--- What is being asked ---
Restate the whole listing word for word. Pictures are left out.

--- START OF Data shown ---

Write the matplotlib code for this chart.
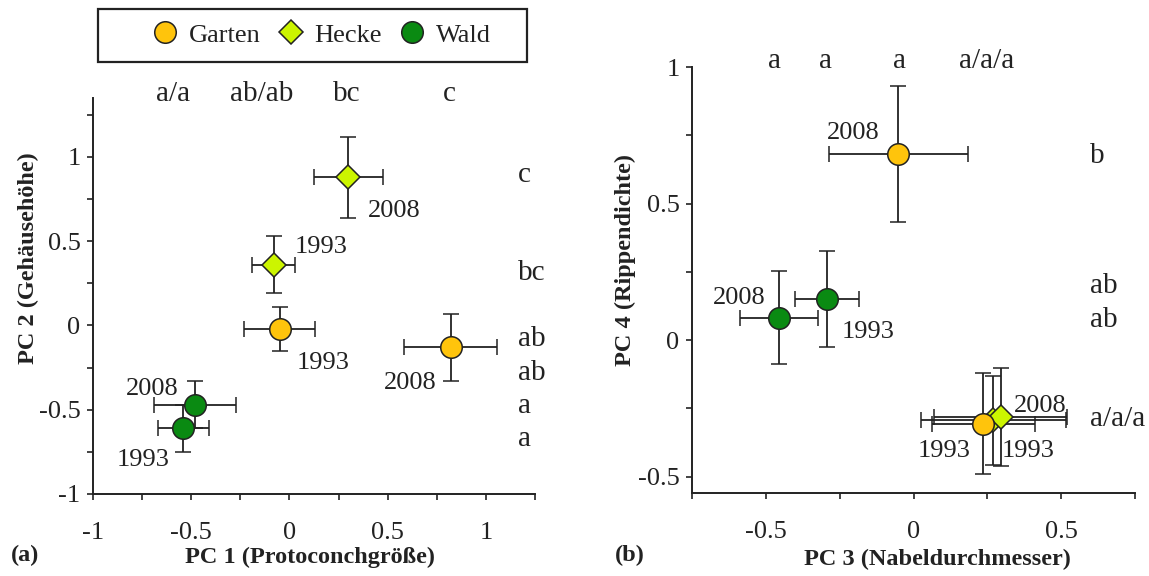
import matplotlib
matplotlib.use("Agg")
import matplotlib.pyplot as plt
from matplotlib.ticker import FuncFormatter, MultipleLocator
from matplotlib.lines import Line2D
from matplotlib.patches import Rectangle

plt.rcParams['font.family'] = 'serif'
plt.rcParams['font.serif'] = ['Liberation Serif', 'DejaVu Serif']

# groups and colours
groups = ["Garten", "Hecke", "Wald"]
colors = {"Garten": "#FFC40C", "Hecke": "#CCF500", "Wald": "#0A8A12"}
markers = {"Garten": "o", "Hecke": "D", "Wald": "o"}

# panel (a): PC1 vs PC2
a_group = ["Hecke", "Hecke", "Garten", "Garten", "Wald", "Wald"]
a_year = ["1993", "2008", "1993", "2008", "1993", "2008"]
a_x = [-0.08, 0.30, -0.05, 0.82, -0.54, -0.48]
a_y = [0.36, 0.88, -0.02, -0.13, -0.61, -0.47]
a_xerr = [0.11, 0.175, 0.18, 0.235, 0.13, 0.21]
a_yerr = [0.17, 0.24, 0.13, 0.20, 0.14, 0.14]
a_top_letters = ["a/a", "ab/ab", "bc", "c"]
a_right_letters = ["c", "bc", "ab", "ab", "a", "a"]

# panel (b): PC3 vs PC4
b_group = ["Hecke", "Hecke", "Garten", "Garten", "Wald", "Wald"]
b_year = ["1993", "2008", "1993", "2008", "1993", "2008"]
b_x = [0.27, 0.295, 0.236, -0.052, -0.293, -0.456]
b_y = [-0.293, -0.281, -0.306, 0.681, 0.151, 0.082]
b_xerr = [0.245, 0.225, 0.175, 0.235, 0.107, 0.133]
b_yerr = [0.163, 0.18, 0.184, 0.25, 0.177, 0.17]
b_top_letters = ["a", "a", "a", "a/a/a"]
b_right_letters = ["b", "ab", "ab", "a/a/a"]

# label placement (pixels offset from the point)
a_year_off = [(47, 18), (46, -34), (43, -34), (-40, -36), (-40, -32), (-43, 16)]
b_year_off = [(35, -31), (40, 11), (-39, -27), (-45, 21), (41, -33), (-40, 20)]
a_top_pos = [-0.59, -0.14, 0.29, 0.816]
a_right_pos = [0.893, 0.31, -0.08, -0.28, -0.476, -0.673]
b_top_pos = [-0.47, -0.297, -0.049, 0.246]
b_right_pos = [0.674, 0.198, 0.073, -0.289]

W, H = 1149, 576
fig = plt.figure(figsize=(W / 100, H / 100), dpi=100)

ax1 = fig.add_axes([93 / W, 1 - 494 / H, 442 / W, 396 / H])
ax2 = fig.add_axes([692 / W, 1 - 493 / H, 443 / W, 426 / H])

fmt = FuncFormatter(lambda v, p: ('%g' % round(v, 2)) if abs(v * 2 - round(v * 2)) < 1e-6 else '')
ink = '#222222'


def draw(ax, grp, yrs, xs, ys, xe, ye, offs):
    for g, yr, x, y, dx, dy, off in zip(grp, yrs, xs, ys, xe, ye, offs):
        ax.errorbar(x, y, xerr=dx, yerr=dy, fmt=markers[g], color=ink,
                    ecolor=ink, elinewidth=1.3, capsize=5.5, capthick=1.3,
                    markersize=15.5 if markers[g] == 'o' else 12.5,
                    markerfacecolor=colors[g], markeredgecolor=ink,
                    markeredgewidth=1.1, clip_on=False)
        ax.annotate(yr, (x, y), xytext=off, textcoords='offset pixels',
                    ha='center', va='center', fontsize=19, color=ink)


def style(ax):
    for s in ['top', 'right']:
        ax.spines[s].set_visible(False)
    for s in ['left', 'bottom']:
        ax.spines[s].set_linewidth(1.4)
        ax.spines[s].set_color(ink)
    ax.xaxis.set_major_locator(MultipleLocator(0.25))
    ax.yaxis.set_major_locator(MultipleLocator(0.25))
    ax.xaxis.set_major_formatter(fmt)
    ax.yaxis.set_major_formatter(fmt)
    ax.tick_params(direction='out', length=4, width=1.2, labelsize=19,
                   colors=ink)
    ax.tick_params(axis='x', pad=16)
    ax.tick_params(axis='y', pad=5)
    ax.xaxis.label.set_va('center')
    ax.yaxis.label.set_va('center')


draw(ax1, a_group, a_year, a_x, a_y, a_xerr, a_yerr, a_year_off)
style(ax1)
ax1.set_xlim(-1, 1.25)
ax1.set_ylim(-1, 1.35)
ax1.set_xticks([-1, -0.75, -0.5, -0.25, 0, 0.25, 0.5, 0.75, 1, 1.25])
ax1.set_yticks([-1, -0.75, -0.5, -0.25, 0, 0.25, 0.5, 0.75, 1, 1.25])
for t, x in zip(a_top_letters, a_top_pos):
    ax1.text(x, 1.375, t, ha='center', va='center', fontsize=21, color=ink, clip_on=False)
for t, y in zip(a_right_letters, a_right_pos):
    ax1.text(1.165, y, t, ha='left', va='center', fontsize=21, color=ink, clip_on=False)
ax1.set_xlabel("PC 1 (Protoconchgröße)", fontsize=17.5, fontweight='bold', color=ink)
ax1.set_ylabel("PC 2 (Gehäusehöhe)", fontsize=17.5, fontweight='bold', color=ink)
ax1.xaxis.set_label_coords(0.492, -0.16)
ax1.yaxis.set_label_coords(-0.145, 0.595)

draw(ax2, b_group, b_year, b_x, b_y, b_xerr, b_yerr, b_year_off)
style(ax2)
ax2.set_xlim(-0.75, 0.75)
ax2.set_ylim(-0.56, 1.0)
ax2.set_xticks([-0.75, -0.5, -0.25, 0, 0.25, 0.5, 0.75])
ax2.set_yticks([-0.5, -0.25, 0, 0.25, 0.5, 0.75, 1])
for t, x in zip(b_top_letters, b_top_pos):
    ax2.text(x, 1.022, t, ha='center', va='center', fontsize=21, color=ink, clip_on=False)
for t, y in zip(b_right_letters, b_right_pos):
    ax2.text(0.598, y, t, ha='left', va='center', fontsize=21, color=ink, clip_on=False)
ax2.set_xlabel("PC 3 (Nabeldurchmesser)", fontsize=17.5, fontweight='bold', color=ink)
ax2.set_ylabel("PC 4 (Rippendichte)", fontsize=17.5, fontweight='bold', color=ink)
ax2.xaxis.set_label_coords(0.555, -0.157)
ax2.yaxis.set_label_coords(-0.151, 0.547)

fig.text(25 / W, 1 - 555 / H, "(a)", fontsize=17.5, fontweight='bold', color=ink,
         ha='center', va='center')
fig.text(630 / W, 1 - 555 / H, "(b)", fontsize=17.5, fontweight='bold', color=ink,
         ha='center', va='center')

# legend
handles = [Line2D([], [], linestyle='none', marker=markers[g],
                  markersize=15.5 if markers[g] == 'o' else 12.5,
                  markerfacecolor=colors[g], markeredgecolor=ink,
                  markeredgewidth=1.1) for g in groups]
leg = fig.legend(handles, groups, loc='center', bbox_to_anchor=(320 / W, 1 - 35 / H),
                 ncol=3, frameon=False, fontsize=19, handletextpad=0.3,
                 columnspacing=0.55, handlelength=1.2)
for t in leg.get_texts():
    t.set_color(ink)
fig.patches.append(Rectangle((98 / W, 1 - 62 / H), 429 / W, 53 / H,
                             transform=fig.transFigure, fill=False,
                             edgecolor=ink, linewidth=1.6))

fig.savefig("out.png", dpi=100)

--- END OF Data shown ---

--- Solution for this problem ---
Write the matplotlib code for this chart.
import matplotlib
matplotlib.use("Agg")
import matplotlib.pyplot as plt
from matplotlib.ticker import FuncFormatter, MultipleLocator
from matplotlib.lines import Line2D
from matplotlib.patches import Rectangle

plt.rcParams['font.family'] = 'serif'
plt.rcParams['font.serif'] = ['Liberation Serif', 'DejaVu Serif']

# groups and colours
groups = ["Garten", "Hecke", "Wald"]
colors = {"Garten": "#FFC40C", "Hecke": "#CCF500", "Wald": "#0A8A12"}
markers = {"Garten": "o", "Hecke": "D", "Wald": "o"}

# panel (a): PC1 vs PC2
a_group = ["Hecke", "Hecke", "Garten", "Garten", "Wald", "Wald"]
a_year = ["1993", "2008", "1993", "2008", "1993", "2008"]
a_x = [-0.08, 0.30, -0.05, 0.82, -0.54, -0.48]
a_y = [0.36, 0.88, -0.02, -0.13, -0.61, -0.47]
a_xerr = [0.11, 0.175, 0.18, 0.235, 0.13, 0.21]
a_yerr = [0.17, 0.24, 0.13, 0.20, 0.14, 0.14]
a_top_letters = ["a/a", "ab/ab", "bc", "c"]
a_right_letters = ["c", "bc", "ab", "ab", "a", "a"]

# panel (b): PC3 vs PC4
b_group = ["Hecke", "Hecke", "Garten", "Garten", "Wald", "Wald"]
b_year = ["1993", "2008", "1993", "2008", "1993", "2008"]
b_x = [0.27, 0.295, 0.236, -0.052, -0.293, -0.456]
b_y = [-0.293, -0.281, -0.306, 0.681, 0.151, 0.082]
b_xerr = [0.245, 0.225, 0.175, 0.235, 0.107, 0.133]
b_yerr = [0.163, 0.18, 0.184, 0.25, 0.177, 0.17]
b_top_letters = ["a", "a", "a", "a/a/a"]
b_right_letters = ["b", "ab", "ab", "a/a/a"]

# label placement (pixels offset from the point)
a_year_off = [(47, 18), (46, -34), (43, -34), (-40, -36), (-40, -32), (-43, 16)]
b_year_off = [(35, -31), (40, 11), (-39, -27), (-45, 21), (41, -33), (-40, 20)]
a_top_pos = [-0.59, -0.14, 0.29, 0.816]
a_right_pos = [0.893, 0.31, -0.08, -0.28, -0.476, -0.673]
b_top_pos = [-0.47, -0.297, -0.049, 0.246]
b_right_pos = [0.674, 0.198, 0.073, -0.289]

W, H = 1149, 576
fig = plt.figure(figsize=(W / 100, H / 100), dpi=100)

ax1 = fig.add_axes([93 / W, 1 - 494 / H, 442 / W, 396 / H])
ax2 = fig.add_axes([692 / W, 1 - 493 / H, 443 / W, 426 / H])

fmt = FuncFormatter(lambda v, p: ('%g' % round(v, 2)) if abs(v * 2 - round(v * 2)) < 1e-6 else '')
ink = '#222222'


def draw(ax, grp, yrs, xs, ys, xe, ye, offs):
    for g, yr, x, y, dx, dy, off in zip(grp, yrs, xs, ys, xe, ye, offs):
        ax.errorbar(x, y, xerr=dx, yerr=dy, fmt=markers[g], color=ink,
                    ecolor=ink, elinewidth=1.3, capsize=5.5, capthick=1.3,
                    markersize=15.5 if markers[g] == 'o' else 12.5,
                    markerfacecolor=colors[g], markeredgecolor=ink,
                    markeredgewidth=1.1, clip_on=False)
        ax.annotate(yr, (x, y), xytext=off, textcoords='offset pixels',
                    ha='center', va='center', fontsize=19, color=ink)


def style(ax):
    for s in ['top', 'right']:
        ax.spines[s].set_visible(False)
    for s in ['left', 'bottom']:
        ax.spines[s].set_linewidth(1.4)
        ax.spines[s].set_color(ink)
    ax.xaxis.set_major_locator(MultipleLocator(0.25))
    ax.yaxis.set_major_locator(MultipleLocator(0.25))
    ax.xaxis.set_major_formatter(fmt)
    ax.yaxis.set_major_formatter(fmt)
    ax.tick_params(direction='out', length=4, width=1.2, labelsize=19,
                   colors=ink)
    ax.tick_params(axis='x', pad=16)
    ax.tick_params(axis='y', pad=5)
    ax.xaxis.label.set_va('center')
    ax.yaxis.label.set_va('center')


draw(ax1, a_group, a_year, a_x, a_y, a_xerr, a_yerr, a_year_off)
style(ax1)
ax1.set_xlim(-1, 1.25)
ax1.set_ylim(-1, 1.35)
ax1.set_xticks([-1, -0.75, -0.5, -0.25, 0, 0.25, 0.5, 0.75, 1, 1.25])
ax1.set_yticks([-1, -0.75, -0.5, -0.25, 0, 0.25, 0.5, 0.75, 1, 1.25])
for t, x in zip(a_top_letters, a_top_pos):
    ax1.text(x, 1.375, t, ha='center', va='center', fontsize=21, color=ink, clip_on=False)
for t, y in zip(a_right_letters, a_right_pos):
    ax1.text(1.165, y, t, ha='left', va='center', fontsize=21, color=ink, clip_on=False)
ax1.set_xlabel("PC 1 (Protoconchgröße)", fontsize=17.5, fontweight='bold', color=ink)
ax1.set_ylabel("PC 2 (Gehäusehöhe)", fontsize=17.5, fontweight='bold', color=ink)
ax1.xaxis.set_label_coords(0.492, -0.16)
ax1.yaxis.set_label_coords(-0.145, 0.595)

draw(ax2, b_group, b_year, b_x, b_y, b_xerr, b_yerr, b_year_off)
style(ax2)
ax2.set_xlim(-0.75, 0.75)
ax2.set_ylim(-0.56, 1.0)
ax2.set_xticks([-0.75, -0.5, -0.25, 0, 0.25, 0.5, 0.75])
ax2.set_yticks([-0.5, -0.25, 0, 0.25, 0.5, 0.75, 1])
for t, x in zip(b_top_letters, b_top_pos):
    ax2.text(x, 1.022, t, ha='center', va='center', fontsize=21, color=ink, clip_on=False)
for t, y in zip(b_right_letters, b_right_pos):
    ax2.text(0.598, y, t, ha='left', va='center', fontsize=21, color=ink, clip_on=False)
ax2.set_xlabel("PC 3 (Nabeldurchmesser)", fontsize=17.5, fontweight='bold', color=ink)
ax2.set_ylabel("PC 4 (Rippendichte)", fontsize=17.5, fontweight='bold', color=ink)
ax2.xaxis.set_label_coords(0.555, -0.157)
ax2.yaxis.set_label_coords(-0.151, 0.547)

fig.text(25 / W, 1 - 555 / H, "(a)", fontsize=17.5, fontweight='bold', color=ink,
         ha='center', va='center')
fig.text(630 / W, 1 - 555 / H, "(b)", fontsize=17.5, fontweight='bold', color=ink,
         ha='center', va='center')

# legend
handles = [Line2D([], [], linestyle='none', marker=markers[g],
                  markersize=15.5 if markers[g] == 'o' else 12.5,
                  markerfacecolor=colors[g], markeredgecolor=ink,
                  markeredgewidth=1.1) for g in groups]
leg = fig.legend(handles, groups, loc='center', bbox_to_anchor=(320 / W, 1 - 35 / H),
                 ncol=3, frameon=False, fontsize=19, handletextpad=0.3,
                 columnspacing=0.55, handlelength=1.2)
for t in leg.get_texts():
    t.set_color(ink)
fig.patches.append(Rectangle((98 / W, 1 - 62 / H), 429 / W, 53 / H,
                             transform=fig.transFigure, fill=False,
                             edgecolor=ink, linewidth=1.6))

fig.savefig("out.png", dpi=100)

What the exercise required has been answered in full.